OK, so it was probably one of the worst athletic decisions I’ve made. I shouldn’t have run the marathon, as is evident by my goal time compared to my official time. Yes, I should have listened to those very close to me, but I didn’t. Admittedly, in athletics, I’ve always thought I could “play hurt”, or plough through things when I’m injured or sick. I remember before a hockey game when I was younger my mom would put a thermometer under my tongue and I’d put it on top so the reading on it would be lower than it should be.:)
But the marathon is different, and I learned a valuable lesson today.
Today was amongst the toughest of any final 15k I’ve done in a full marathon. Miami was close, so we’ll call it a toss up. Literally, it was all I could do to keep any type of respectable pace.
I felt pretty good at the start and really felt like I had an outside shot at coming under 3 hours. What I didn’t take into account was my elevated heart rate. Mistake number 2.
For the first 15k I was feeling great. Clicking off sub 4:08 k’s felt really easy. That gets you way under 3 hours, but I was not paying attention to my heart rate. Mistake number 3. Under normal conditions, I don’t do this because I know the paces I can run at threshold and below. But, as most runners know, you can only run above or at threshold for maybe 80 minutes or so. Today, because I was sick for the last 10 days, my pace was 38 seconds slower at threshold than it is when I was healthy. When I downloaded my data, I saw that I was above threshold from the 2nd km until the 29th. Oops.
For those that don’t understand what threshold is, it is the heart rate you can clear lactic acid buildup from your muscles. Go over this for too long, and you are in trouble.
So its no secret why the wheels completely fell off at about 18k or so. I didn’t “pull back”, I didn’t have a choice. I was thinking, why the hell are my legs filling up with lactic acid so fast and not clearing?? Pretty much from the 24th km or so, it was about survival. I was stupid as well. I should have pulled out. I was there to race, not finish. But, that is easier said than done. When you are mid race, admittedly you are thinking of what it would be like to tell your friends you pulled out of marathon, even if I have done 11 or 12 and even if anyone that matters knows I’ve been sick as a dog for the last week and a half and would totally understand.
Despite conditions, or health or injury, with my races its mostly about the number on the clock, but its good piece of mind for me to understand specifically what happened today.
Wow, though, it is not fun watching guys pass you that you know you should be smoking. I’m competitive so that was tough for me to deal with today.
But, regardless of having a bad race or a bad time, I always feel good crossing the finish line. But, weirdly enough, today for a split second, I actually didn’t think I deserved a medal. Just a fleeting thought that went through my mind. Everyone that runs a marathon deserves a medal. Regardless of time. Its an accomplishment to be proud of.
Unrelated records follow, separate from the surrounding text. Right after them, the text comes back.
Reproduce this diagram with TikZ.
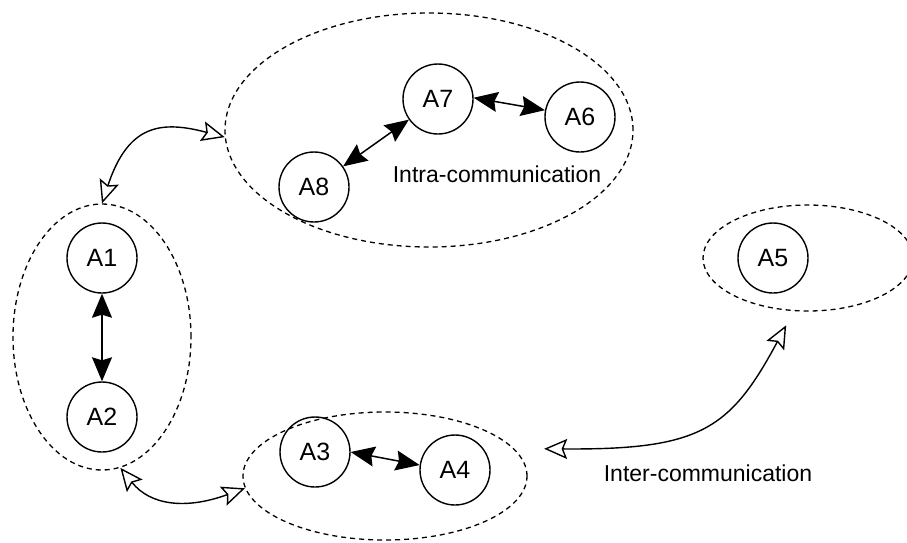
\documentclass[tikz,border=0pt]{standalone}
\usepackage{fontspec}
\setmainfont{Liberation Sans}
\usetikzlibrary{shapes.geometric,arrows.meta}

\tikzset{
  agent/.style={draw, circle, line width=1.4pt, minimum size=70pt, inner sep=0pt,
    font=\fontsize{25}{30}\selectfont},
  group/.style={draw, ellipse, line width=1.3pt, dash pattern=on 5pt off 4pt, inner sep=0pt},
  intra/.style={line width=1.5pt, {Stealth[length=24pt,width=20pt,inset=3pt]}-{Stealth[length=24pt,width=20pt,inset=3pt]}},
  inter/.style={line width=1.4pt, {Stealth[open,length=23pt,width=20pt,inset=4pt]}-{Stealth[open,length=23pt,width=20pt,inset=4pt]}},
  label/.style={font=\fontsize{23}{28}\selectfont}
}

\begin{document}
\begin{tikzpicture}[x=1pt,y=-1pt]
                \useasboundingbox (0,0) rectangle (907,542);

                % Groups
                \node[group, minimum width=178pt, minimum height=266pt] (g1) at (102,337) {};
                \node[group, minimum width=408pt, minimum height=234pt] (g2) at (429,130) {};
                \node[group, minimum width=284pt, minimum height=128pt] (g3) at (385,476) {};
                \node[group, minimum width=210pt, minimum height=106pt] (g4) at (808,258) {};

                % Agents
                \node[agent] (a1) at (102,258) {A1};
                \node[agent] (a2) at (102,417) {A2};
                \node[agent] (a3) at (315,452) {A3};
                \node[agent] (a4) at (455,470) {A4};
                \node[agent] (a5) at (773,258) {A5};
                \node[agent] (a6) at (580,117) {A6};
                \node[agent] (a7) at (438,99) {A7};
                \node[agent] (a8) at (314,187) {A8};

                % Intra-communication
                \draw[intra] (a1) -- (a2);
                \draw[intra] (a3.0) -- (a4.172);
                \draw[intra] (a8) -- (a7);
                \draw[intra] (a7.2) -- (a6.169);

                % Inter-communication
                \draw[inter] (g1.north) .. controls (128,125) and (160,120) .. (g2.182);
                \draw[inter] (g1.-82) .. controls (150,505) and (185,510) .. (g3.185);
                \draw[inter, shorten <=30pt, shorten >=16pt] (g3.12) .. controls (700,450) and (730,430) .. (g4.-105);

                \node[label] (intra) at (497,174) {Intra-communication};
                \node[label] (inter) at (708,473) {Inter-communication};
            \end{tikzpicture}
\end{document}
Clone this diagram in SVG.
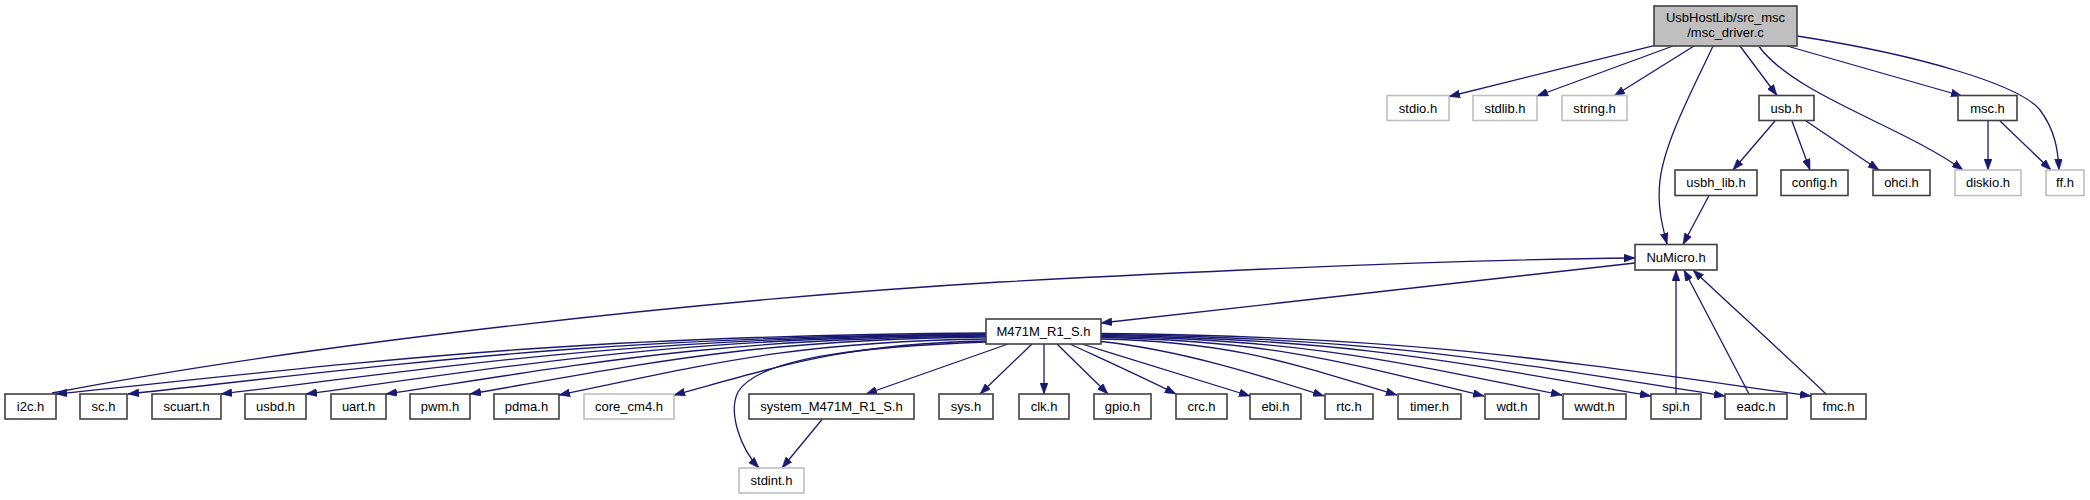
<svg xmlns="http://www.w3.org/2000/svg" width="2090" height="500" viewBox="0 0 2090 500">
<style>
.n rect{fill:#fff;stroke:#404040;stroke-width:1.6}
.g rect{fill:#fff;stroke:#bfbfbf;stroke-width:1.6}
.m rect{fill:#bfbfbf;stroke:#404040;stroke-width:1.6}
text{font-family:"Liberation Sans",Arial,sans-serif;font-size:13px;fill:#000;text-anchor:middle}
#edges path{fill:none;stroke:#191970;stroke-width:1.3;marker-end:url(#ah)}
</style>
<defs>
<marker id="ah" viewBox="0 0 11 8" refX="11" refY="4" markerWidth="11" markerHeight="8" orient="auto" markerUnits="userSpaceOnUse">
<path d="M0,0 L11,4 L0,8 z" fill="#191970" stroke="#191970" stroke-width="0.5"/>
</marker>
</defs>
<rect width="2090" height="500" fill="#fff"/>
<g id="edges">
<path d="M1654,45.7 L1449,96.5"/>
<path d="M1673,46 L1537,96"/>
<path d="M1694,46 L1614,96"/>
<path d="M1740,46 L1777,95.5"/>
<path d="M1759,46.5 C1795,95 1900,125 1963,170"/>
<path d="M1787,46 L1962,96"/>
<path d="M1797,36 C1920,55 2020,85 2040,110 C2055,130 2058,150 2059,170"/>
<path d="M1713,46 C1695,85 1665,140 1660,180 C1657,205 1662,225 1667,244"/>
<path d="M1775,121 L1733,170"/>
<path d="M1792,121 L1810,170"/>
<path d="M1806,121 L1879,170"/>
<path d="M1988,121 L1988,170"/>
<path d="M2000,121 L2051,170"/>
<path d="M1709,195.5 L1683,244.5"/>
<path d="M1635,263 L1101,323"/>
<path d="M52,393 C300,345 700,300 1000,282 C1300,266 1500,259 1635,258"/>
<path d="M1676,394 L1676,270"/>
<path d="M1749,394 L1684,270"/>
<path d="M1826,394 C1780,350 1730,305 1693,270"/>
<path d="M986,333 C567.5,336 381.5,360.4 56,394"/>
<path d="M986,334 C599.9,337 428.3,361 128,394"/>
<path d="M986,334.5 C641.8,337.5 488.8,361.3 221,394"/>
<path d="M986,335 C680,338 544,361.5 306,394"/>
<path d="M986,336 C716,338.9 596,362.1 386,394"/>
<path d="M986,337 C753.8,339.9 650.6,362.7 470,394"/>
<path d="M986,339 C793.9,341.8 708.5,364.2 559,395"/>
<path d="M986,341 C845.6,343.7 783.2,365.3 674,395"/>
<path d="M986,342 C880,346 760,355 738,392 C728,412 740,448 759,468"/>
<path d="M1008,344 L866,394"/>
<path d="M1032,344 L980,394"/>
<path d="M1044,344 L1044,394"/>
<path d="M1057,344 L1108,394"/>
<path d="M1070,344 C1100,358 1140,376 1176,394"/>
<path d="M1082,344 C1140,362 1200,380 1250,396"/>
<path d="M1101,341.5 C1180,350 1260,375 1324,396"/>
<path d="M1101,339 C1234.2,341.8 1293.4,364.2 1397,395"/>
<path d="M1101,337.5 C1273.4,340.4 1349.9,363.8 1484,396"/>
<path d="M1101,336.5 C1308.5,339.4 1400.6,362.8 1562,395"/>
<path d="M1101,335.5 C1348.5,338.5 1458.5,362.7 1651,396"/>
<path d="M1101,334.5 C1381.8,337.6 1506.6,362.2 1725,396"/>
<path d="M1101,333.5 C1420.5,336.6 1562.5,361.6 1811,396"/>
<path d="M822,419.5 L782,468"/>
</g>
<g id="main" class="m"><rect x="1654" y="6" width="143" height="40"/><text x="1725.5" y="21.5">UsbHostLib/src_msc</text><text x="1725.5" y="37">/msc_driver.c</text></g>
<g id="stdio" class="g"><rect x="1387" y="95.5" width="62" height="25"/><text x="1418" y="112.5">stdio.h</text></g>
<g id="stdlib" class="g"><rect x="1473" y="95.5" width="64" height="25"/><text x="1505" y="112.5">stdlib.h</text></g>
<g id="string" class="g"><rect x="1562" y="95.5" width="65" height="25"/><text x="1594.5" y="112.5">string.h</text></g>
<g id="usb" class="n"><rect x="1759" y="95.5" width="55" height="25"/><text x="1786.5" y="112.5">usb.h</text></g>
<g id="msc" class="n"><rect x="1958" y="95.5" width="59" height="25"/><text x="1987.5" y="112.5">msc.h</text></g>
<g id="usbh_lib" class="n"><rect x="1675" y="170" width="82" height="25.5"/><text x="1716" y="187">usbh_lib.h</text></g>
<g id="config" class="n"><rect x="1781" y="170" width="67" height="25.5"/><text x="1814.5" y="187">config.h</text></g>
<g id="ohci" class="n"><rect x="1873" y="170" width="57" height="25.5"/><text x="1901.5" y="187">ohci.h</text></g>
<g id="diskio" class="g"><rect x="1955" y="170" width="66" height="25.5"/><text x="1988" y="187">diskio.h</text></g>
<g id="ff" class="g"><rect x="2046" y="170" width="38" height="25.5"/><text x="2065" y="187">ff.h</text></g>
<g id="NuMicro" class="n"><rect x="1635" y="244.5" width="82" height="25.5"/><text x="1676" y="261.5">NuMicro.h</text></g>
<g id="M471M" class="n"><rect x="986" y="319" width="115" height="25"/><text x="1043.5" y="336">M471M_R1_S.h</text></g>
<g id="i2c" class="n"><rect x="5" y="394" width="51" height="25"/><text x="30.5" y="411">i2c.h</text></g>
<g id="sc" class="n"><rect x="80" y="394" width="47" height="25"/><text x="103.5" y="411">sc.h</text></g>
<g id="scuart" class="n"><rect x="152" y="394" width="69" height="25"/><text x="186.5" y="411">scuart.h</text></g>
<g id="usbd" class="n"><rect x="245" y="394" width="61" height="25"/><text x="275.5" y="411">usbd.h</text></g>
<g id="uart" class="n"><rect x="331" y="394" width="55" height="25"/><text x="358.5" y="411">uart.h</text></g>
<g id="pwm" class="n"><rect x="410" y="394" width="60" height="25"/><text x="440" y="411">pwm.h</text></g>
<g id="pdma" class="n"><rect x="494" y="394" width="65" height="25"/><text x="526.5" y="411">pdma.h</text></g>
<g id="core_cm4" class="g"><rect x="584" y="394" width="90" height="25"/><text x="629" y="411">core_cm4.h</text></g>
<g id="system" class="n"><rect x="749" y="394" width="165" height="25"/><text x="831.5" y="411">system_M471M_R1_S.h</text></g>
<g id="sys" class="n"><rect x="939" y="394" width="54" height="25"/><text x="966" y="411">sys.h</text></g>
<g id="clk" class="n"><rect x="1019" y="394" width="50" height="25"/><text x="1044" y="411">clk.h</text></g>
<g id="gpio" class="n"><rect x="1094" y="394" width="57" height="25"/><text x="1122.5" y="411">gpio.h</text></g>
<g id="crc" class="n"><rect x="1176" y="394" width="51" height="25"/><text x="1201.5" y="411">crc.h</text></g>
<g id="ebi" class="n"><rect x="1250" y="394" width="51" height="25"/><text x="1275.5" y="411">ebi.h</text></g>
<g id="rtc" class="n"><rect x="1325" y="394" width="48" height="25"/><text x="1349" y="411">rtc.h</text></g>
<g id="timer" class="n"><rect x="1398" y="394" width="63" height="25"/><text x="1429.5" y="411">timer.h</text></g>
<g id="wdt" class="n"><rect x="1485" y="394" width="54" height="25"/><text x="1512" y="411">wdt.h</text></g>
<g id="wwdt" class="n"><rect x="1563" y="394" width="63" height="25"/><text x="1594.5" y="411">wwdt.h</text></g>
<g id="spi" class="n"><rect x="1651" y="394" width="50" height="25"/><text x="1676" y="411">spi.h</text></g>
<g id="eadc" class="n"><rect x="1725" y="394" width="62" height="25"/><text x="1756" y="411">eadc.h</text></g>
<g id="fmc" class="n"><rect x="1811" y="394" width="55" height="25"/><text x="1838.5" y="411">fmc.h</text></g>
<g id="stdint" class="g"><rect x="739" y="468" width="65" height="25"/><text x="771.5" y="485">stdint.h</text></g>
</svg>
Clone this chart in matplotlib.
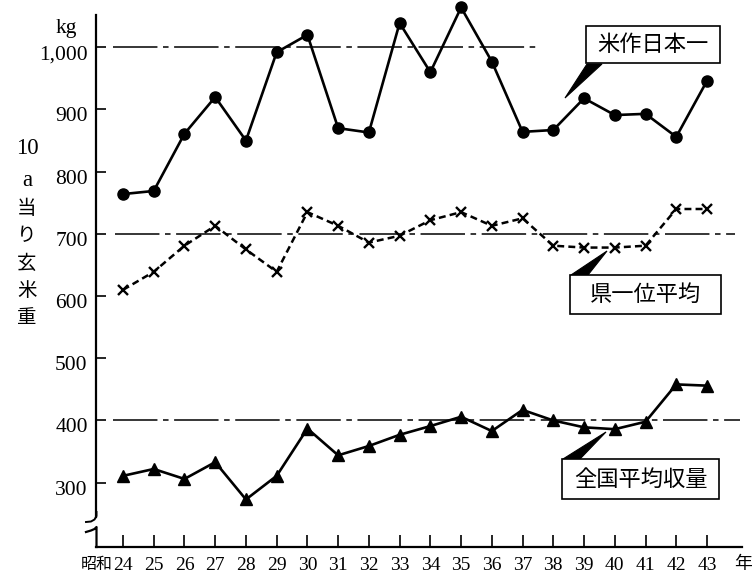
import matplotlib
matplotlib.use("Agg")
import matplotlib.pyplot as plt
from matplotlib.patches import Polygon, Rectangle
from matplotlib.transforms import Affine2D, ScaledTranslation
import numpy as np

plt.rcParams['lines.scale_dashes'] = False

# ---- data ----
years = list(range(24, 44))
year_labels = [str(y) for y in years]
top_champion = [764, 769, 861, 920, 850, 992, 1020, 870, 863, 1039,
                960, 1064, 977, 864, 867, 918, 891, 893, 856, 946]
pref_top_avg = [610, 639, 681, 713, 675, 639, 735, 713, 686, 697,
                722, 735, 713, 725, 681, 678, 678, 681, 740, 740]
national_avg = [311, 322, 306, 333, 273, 311, 387, 344, 359, 377,
                391, 406, 383, 417, 400, 389, 386, 398, 458, 456]
y_ticks = [300, 400, 500, 600, 700, 800, 900, 1000]
y_tick_labels = ["300", "400", "500", "600", "700", "800", "900", "1,000"]
ref_levels = [1000, 700, 400]
ref_starts = [23.67, 23.74, 23.67]
ref_ends = [37.47, 43.9, 44.06]
callout_texts = ["米作日本一", "県一位平均", "全国平均収量"]
ylabel_chars = ["10", "a", "当", "り", "玄", "米", "重"]

W, H = 752, 578
fig = plt.figure(figsize=(W / 100, H / 100), dpi=100)
px = Affine2D().scale(1 / W, -1 / H).translate(0, 1) + fig.transFigure

ax = fig.add_axes([96 / W, 1 - 547 / H, (742 - 96) / W, (547 - 15) / H])
ax.set_xlim(23.122, 44.139)
ax.set_ylim(196.6, 1051.9)
ax.patch.set_alpha(0)

for s in ['top', 'right']:
    ax.spines[s].set_visible(False)
ax.spines['left'].set_bounds(245, 1051.9)
ax.spines['left'].set_linewidth(1.6)
ax.spines['bottom'].set_linewidth(1.6)

serif = ['Liberation Serif', 'DejaVu Serif']
cjk = ['Noto Sans CJK JP', 'DejaVu Sans']

ax.set_yticks(y_ticks)
ax.set_yticklabels(y_tick_labels, fontfamily=serif, fontsize=15.5)
ax.set_xticks(years)
ax.set_xticklabels(year_labels, fontfamily=serif, fontsize=14)
ax.tick_params(axis='y', direction='in', length=7, width=1.2, pad=6)
ax.tick_params(axis='x', direction='in', length=9, width=1.2, pad=7)
shift = ScaledTranslation(0, -0.05, fig.dpi_scale_trans)
for lab in ax.get_yticklabels():
    lab.set_transform(lab.get_transform() + shift)

# reference dash-dot lines
for lvl, x0, x1 in zip(ref_levels, ref_starts, ref_ends):
    ax.plot([x0, x1], [lvl, lvl], color='black', lw=1.1,
            linestyle=(0, (32, 4, 4, 4)), clip_on=False)

# series
ax.plot(years, top_champion, color='black', lw=1.9, marker='o', ms=8,
        clip_on=False, zorder=3)
ax.plot(years, pref_top_avg, color='black', lw=1.8, linestyle=(0, (5, 3)),
        marker='x', ms=6.5, mew=1.7, clip_on=False, zorder=3)
ax.plot(years, national_avg, color='black', lw=1.9, marker='^', ms=8.5,
        clip_on=False, zorder=3)

# axis break and lower axis segment (pixel coords)
fig.add_artist(plt.Line2D([96.5, 96.5, 94.5, 91, 86], [512, 516, 519.5, 521.5, 522],
                          transform=px, color='black', lw=1.4))
fig.add_artist(plt.Line2D([86, 91, 94.5, 96.5, 96.5], [532, 530.5, 529, 527, 547],
                          transform=px, color='black', lw=1.6))

# axis texts
fig.text(66, 29, "kg", transform=px, fontfamily=serif, fontsize=15.5,
         ha='center', va='center')
ly = [149, 181, 208, 236, 263, 290, 317]
for ch, yy in zip(ylabel_chars, ly):
    fam = serif if ch in ("10", "a") else cjk
    fs = 16.5 if ch in ("10", "a") else 14
    fig.text(27, yy, ch, transform=px, fontfamily=fam, fontsize=fs,
             ha='center', va='center')
fig.text(113, 564, "昭和", transform=px, fontfamily=cjk, fontsize=11.5,
         ha='right', va='center')
fig.text(743, 564, "年", transform=px, fontfamily=cjk, fontsize=13,
         ha='center', va='center')

# callouts (pixel coords)
boxes = [(586, 26, 720, 63), (570, 275, 721, 314), (562, 459, 719, 499)]
wedges = [[(587, 64), (602, 64), (565, 98)],
          [(571, 275), (588, 275), (607, 251)],
          [(563, 459), (580, 459), (606, 432)]]
for txt, (x0, y0, x1, y1), wd in zip(callout_texts, boxes, wedges):
    fig.add_artist(Polygon(wd, closed=True, transform=px, facecolor='black',
                           edgecolor='black', lw=0.8))
    fig.add_artist(Rectangle((x0, y0), x1 - x0, y1 - y0, transform=px,
                             facecolor='white', edgecolor='black', lw=1.2))
    fig.text((x0 + x1) / 2, (y0 + y1) / 2, txt, transform=px, fontfamily=cjk,
             fontsize=16, ha='center', va='center')

fig.savefig("out.png", dpi=100, facecolor='white')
I’ve never felt so beat up after a marathon, but, I’ll dust myself off and be back for a good race soon. And I won’t let my ego get in the way of decisions such as pulling out of a race or starting it in the first place.
Thanks so much to everyone who came out to cheer. Not sure if you realize it but if you are having a good race or a bad race, to see a familiar face and get a friendly cheer goes a very long way.